## SHORT PROBLEM
Skip the pictures. Set down, word for word, the lines from the start of the material up to and including the line with "import * as".

## AVAILABLE DATA
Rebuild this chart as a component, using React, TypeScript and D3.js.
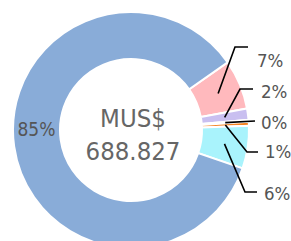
import React from "react";
import * as d3 from "d3";

// Data (MUS$)
const categories = ["Cat A", "Cat B", "Cat C", "Cat D", "Cat E", "Cat F"];
const values = [46.84, 10.68, 1.72, 3.79, 40.3, 585.497];
const colors = ["#ffb9bd", "#c9bff0", "#e8e8e8", "#f5821f", "#a9f3fc", "#89acd8"];
const totalLabel = "688.827";
const unitLabel = "MUS$";

// Label layout (leader line elbow / end / text position) for the outer labels
const outerLayout = [
  { ex: 235, ly: 47, endX: 248, tx: 257, ty: 67 },
  { ex: 240, ly: 89, endX: 253, tx: 261, ty: 98 },
  { ex: 255, ly: 121, endX: 255, tx: 261, ty: 129 },
  { ex: 247, ly: 152, endX: 258, tx: 265, ty: 158 },
  { ex: 245, ly: 192, endX: 257, tx: 264, ty: 200 },
];

const W = 291;
const H = 241;
const cx = 131;
const cy = 130;
const rOut = 118;
const rIn = 71;
const deg = Math.PI / 180;

export default function App() {
  const total = d3.sum(values);
  const pie = d3
    .pie<number>()
    .sort(null)
    .value((d) => d)
    .startAngle(55 * deg)
    .endAngle(55 * deg + 2 * Math.PI);
  const arcs = pie(values);
  const arc = d3.arc<d3.PieArcDatum<number>>().innerRadius(rIn).outerRadius(rOut);
  const pct = (v: number) => `${Math.round((v / total) * 100)}%`;
  const font = "'DejaVu Sans Condensed', 'DejaVu Sans', sans-serif";
  const rMid = (rIn + rOut) / 2;

  return (
    <svg
      width={W}
      height={H}
      style={{ position: "absolute", left: 0, top: 0 }}
      fontFamily={font}
    >
      <g transform={`translate(${cx},${cy})`}>
        {arcs.map((a, i) => (
          <path key={categories[i]} d={arc(a) || ""} fill={colors[i]} stroke="#fff" strokeWidth={2} />
        ))}
      </g>
      {arcs.slice(0, 5).map((a, i) => {
        const [x0, y0] = arc.centroid(a);
        const L = outerLayout[i];
        const pts = `${cx + x0},${cy + y0} ${L.ex},${L.ly} ${L.endX},${L.ly}`;
        return (
          <g key={"lab" + i}>
            <polyline points={pts} fill="none" stroke="#000" strokeWidth={1.6} />
            <text x={L.tx} y={L.ty} fontSize={18.5} fill="#555">
              {pct(values[i])}
            </text>
          </g>
        );
      })}
      <text x={cx - rMid} y={cy + 6} fontSize={19} fill="#555" textAnchor="middle">
        {pct(values[5])}
      </text>
      <text x={cx + 2} y={127} fontSize={25.5} fill="#666" textAnchor="middle">
        {unitLabel}
      </text>
      <text x={cx + 2} y={160} fontSize={25.5} fill="#666" textAnchor="middle">
        {totalLabel}
      </text>
    </svg>
  );
}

## FINISHED TASK
Rebuild this chart as a component, using React, TypeScript and D3.js.
import React from "react";
import * as d3 from "d3";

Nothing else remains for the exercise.